Collected data:
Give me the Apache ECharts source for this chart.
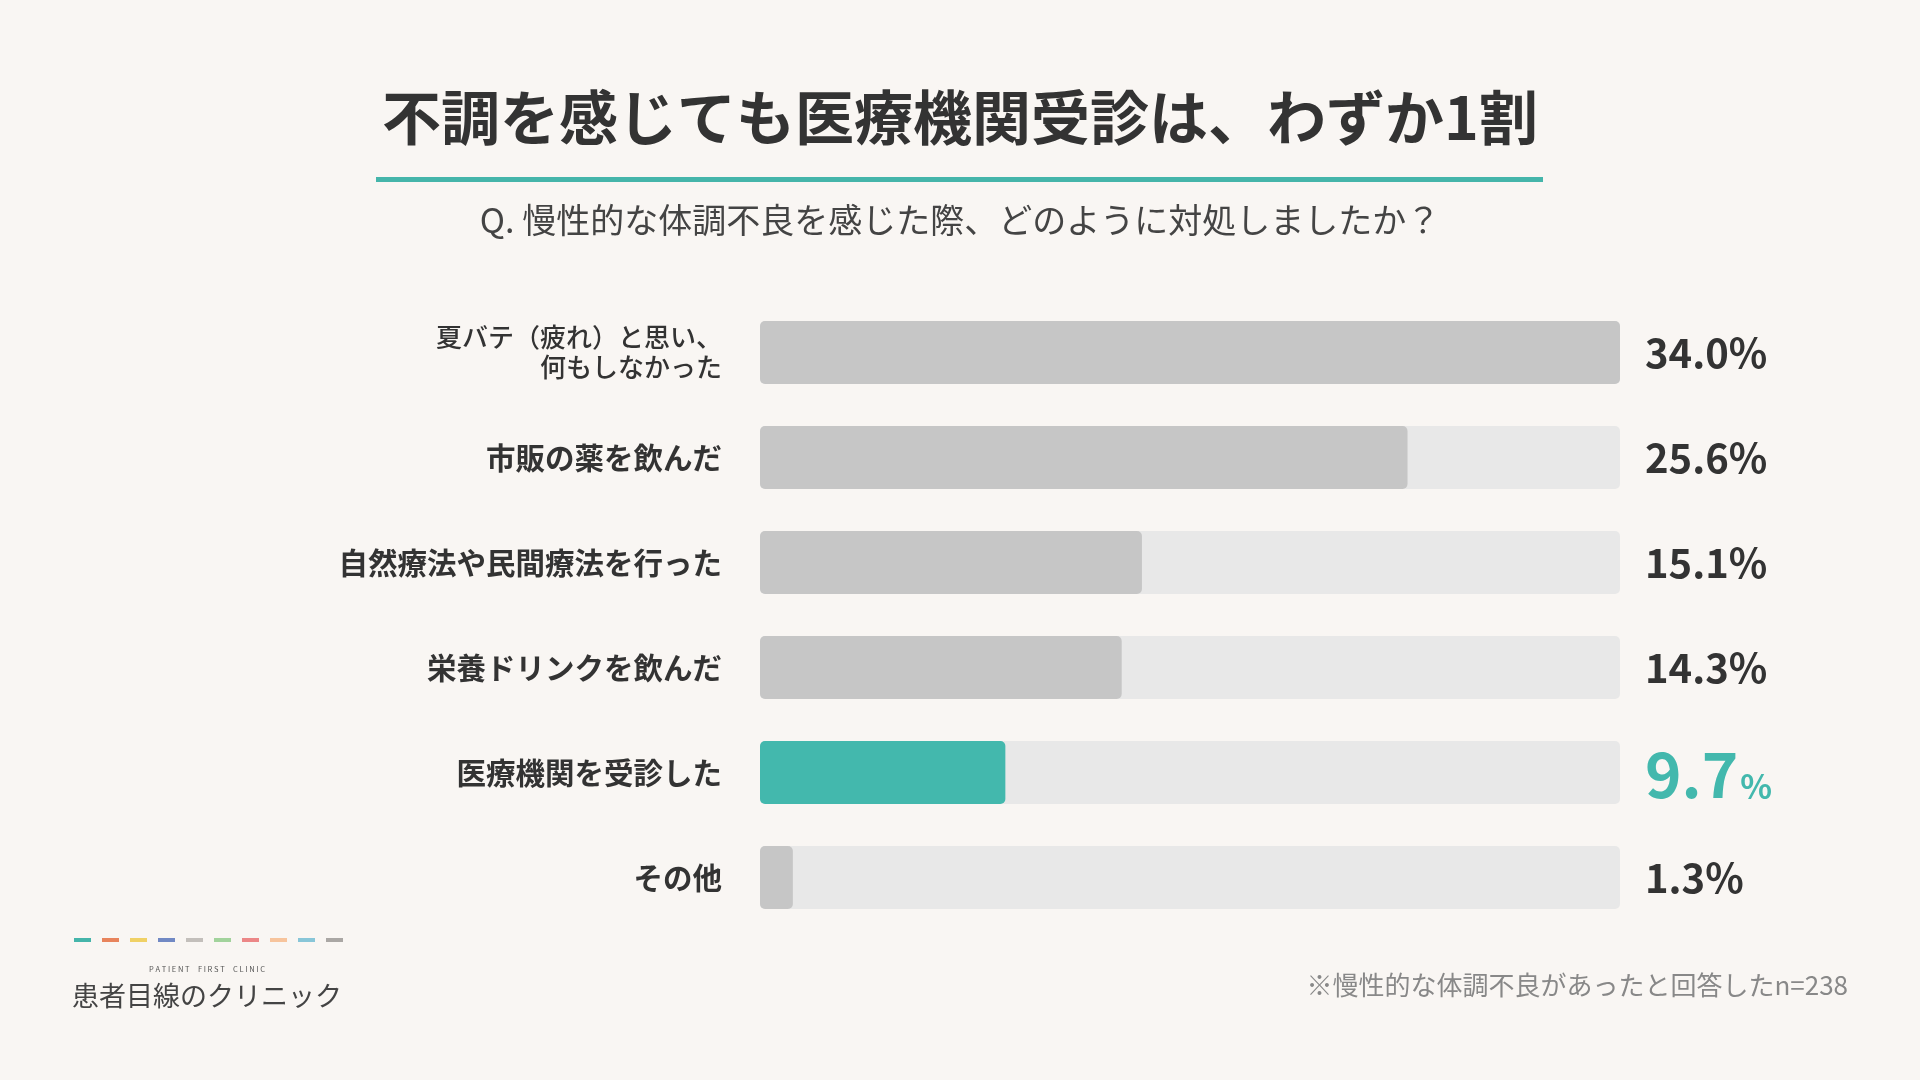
<!DOCTYPE html>
<html>
<head>
<meta charset="utf-8">
<style>
  html, body { margin: 0; padding: 0; background: #f9f6f3; }
  #chart { width: 1920px; height: 1080px; }
</style>
<script src="https://cdn.jsdelivr.net/npm/echarts@6/dist/echarts.min.js"></script>
</head>
<body>
<div id="chart"></div>
<script>
// データ
var categories = [
  '夏バテ（疲れ）と思い、\n何もしなかった',
  '市販の薬を飲んだ',
  '自然療法や民間療法を行った',
  '栄養ドリンクを飲んだ',
  '医療機関を受診した',
  'その他'
];
var values = [34.0, 25.6, 15.1, 14.3, 9.7, 1.3];
var highlightIndex = 4;
var logoColors = ['#45b5aa', '#e8845c', '#f0d165', '#7189c4', '#c3bfbb', '#a2d39c', '#ec8787', '#f7c49c', '#88c6d8', '#aaa7a4'];

var FONT = '"Noto Sans CJK JP", "Noto Sans", sans-serif';
var TEAL = '#43b8ad';

var renderChart = function () {
  var barData = values.map(function (v, i) {
    return {
      value: v,
      itemStyle: { color: i === highlightIndex ? TEAL : '#c6c6c6' }
    };
  });

  // ロゴの色ライン
  var logoDashes = logoColors.map(function (c, i) {
    return {
      type: 'rect',
      shape: { x: 74 + i * 28, y: 938, width: 17, height: 4 },
      style: { fill: c }
    };
  });

  var option = {
    backgroundColor: '#f9f6f3',
    animation: false,
    grid: { left: 760, width: 860, top: 300, height: 630 },
    xAxis: {
      type: 'value',
      min: 0,
      max: 34,
      show: false
    },
    yAxis: [
      {
        type: 'category',
        inverse: true,
        data: categories,
        axisLine: { show: false },
        axisTick: { show: false },
        axisLabel: {
          margin: 38,
          align: 'right',
          formatter: function (v, i) {
            if (v.indexOf('\n') >= 0) {
              return v.split('\n').map(function (s) { return '{s|' + s + '}'; }).join('\n');
            }
            return '{b|' + v + '}';
          },
          rich: {
            b: { fontFamily: FONT, fontSize: 29.5, fontWeight: 'bold', color: '#333' },
            s: { fontFamily: FONT, fontSize: 26, fontWeight: 500, color: '#333', lineHeight: 30 }
          }
        }
      },
      {
        type: 'category',
        inverse: true,
        position: 'right',
        data: categories,
        axisLine: { show: false },
        axisTick: { show: false },
        axisLabel: {
          margin: 25,
          align: 'left',
          formatter: function (v, i) {
            var txt = values[i].toFixed(1);
            if (i === highlightIndex) {
              return '{h|' + txt + '}{hp|%}';
            }
            return '{n|' + txt + '%}';
          },
          rich: {
            n: { fontFamily: FONT, fontSize: 40, fontWeight: 'bold', color: '#333' },
            h: { fontFamily: FONT, fontSize: 62, fontWeight: 'bold', color: TEAL, lineHeight: 66, verticalAlign: 'bottom' },
            hp: { fontFamily: FONT, fontSize: 33, fontWeight: 'bold', color: TEAL, lineHeight: 66, verticalAlign: 'bottom', padding: [0, 0, 3, 2] }
          }
        }
      }
    ],
    series: [
      {
        type: 'bar',
        barWidth: 63,
        data: barData,
        showBackground: true,
        backgroundStyle: { color: '#e8e8e8', borderRadius: 5 },
        itemStyle: { borderRadius: 5 }
      }
    ],
    graphic: [
      {
        type: 'text',
        left: 'center',
        top: 88,
        style: {
          text: '不調を感じても医療機関受診は、わずか1割',
          font: 'bold 59px ' + FONT,
          fill: '#333'
        }
      },
      {
        type: 'rect',
        shape: { x: 376, y: 177, width: 1167, height: 5 },
        style: { fill: '#45b5aa' }
      },
      {
        type: 'text',
        left: 'center',
        top: 203,
        style: {
          text: 'Q. 慢性的な体調不良を感じた際、どのように対処しましたか？',
          font: '34px ' + FONT,
          fill: '#444'
        }
      },
      {
        type: 'text',
        right: 72,
        top: 972,
        style: {
          text: '※慢性的な体調不良があったと回答したn=238',
          font: '26px ' + FONT,
          fill: '#888'
        }
      },
      {
        type: 'text',
        x: 207,
        y: 969,
        style: {
          text: 'P A T I E N T     F I R S T     C L I N I C',
          font: '7.5px ' + FONT,
          fill: '#555',
          align: 'center',
          verticalAlign: 'middle'
        }
      },
      {
        type: 'text',
        x: 207,
        y: 996,
        style: {
          text: '患者目線のクリニック',
          font: '27px ' + FONT,
          fill: '#444',
          align: 'center',
          verticalAlign: 'middle'
        }
      }
    ].concat(logoDashes)
  };

  var myChart = echarts.init(document.getElementById('chart'));
  myChart.setOption(option);
};

renderChart();
</script>
</body>
</html>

Written exercise: Repeat, with no pictures, each line from the beginning of the data through the line containing "var TEAL = '#43b8ad';", inclusive.

Worked solution:
Give me the Apache ECharts source for this chart.
<!DOCTYPE html>
<html>
<head>
<meta charset="utf-8">
<style>
  html, body { margin: 0; padding: 0; background: #f9f6f3; }
  #chart { width: 1920px; height: 1080px; }
</style>
<script src="https://cdn.jsdelivr.net/npm/echarts@6/dist/echarts.min.js"></script>
</head>
<body>
<div id="chart"></div>
<script>
// データ
var categories = [
  '夏バテ（疲れ）と思い、\n何もしなかった',
  '市販の薬を飲んだ',
  '自然療法や民間療法を行った',
  '栄養ドリンクを飲んだ',
  '医療機関を受診した',
  'その他'
];
var values = [34.0, 25.6, 15.1, 14.3, 9.7, 1.3];
var highlightIndex = 4;
var logoColors = ['#45b5aa', '#e8845c', '#f0d165', '#7189c4', '#c3bfbb', '#a2d39c', '#ec8787', '#f7c49c', '#88c6d8', '#aaa7a4'];

var FONT = '"Noto Sans CJK JP", "Noto Sans", sans-serif';
var TEAL = '#43b8ad';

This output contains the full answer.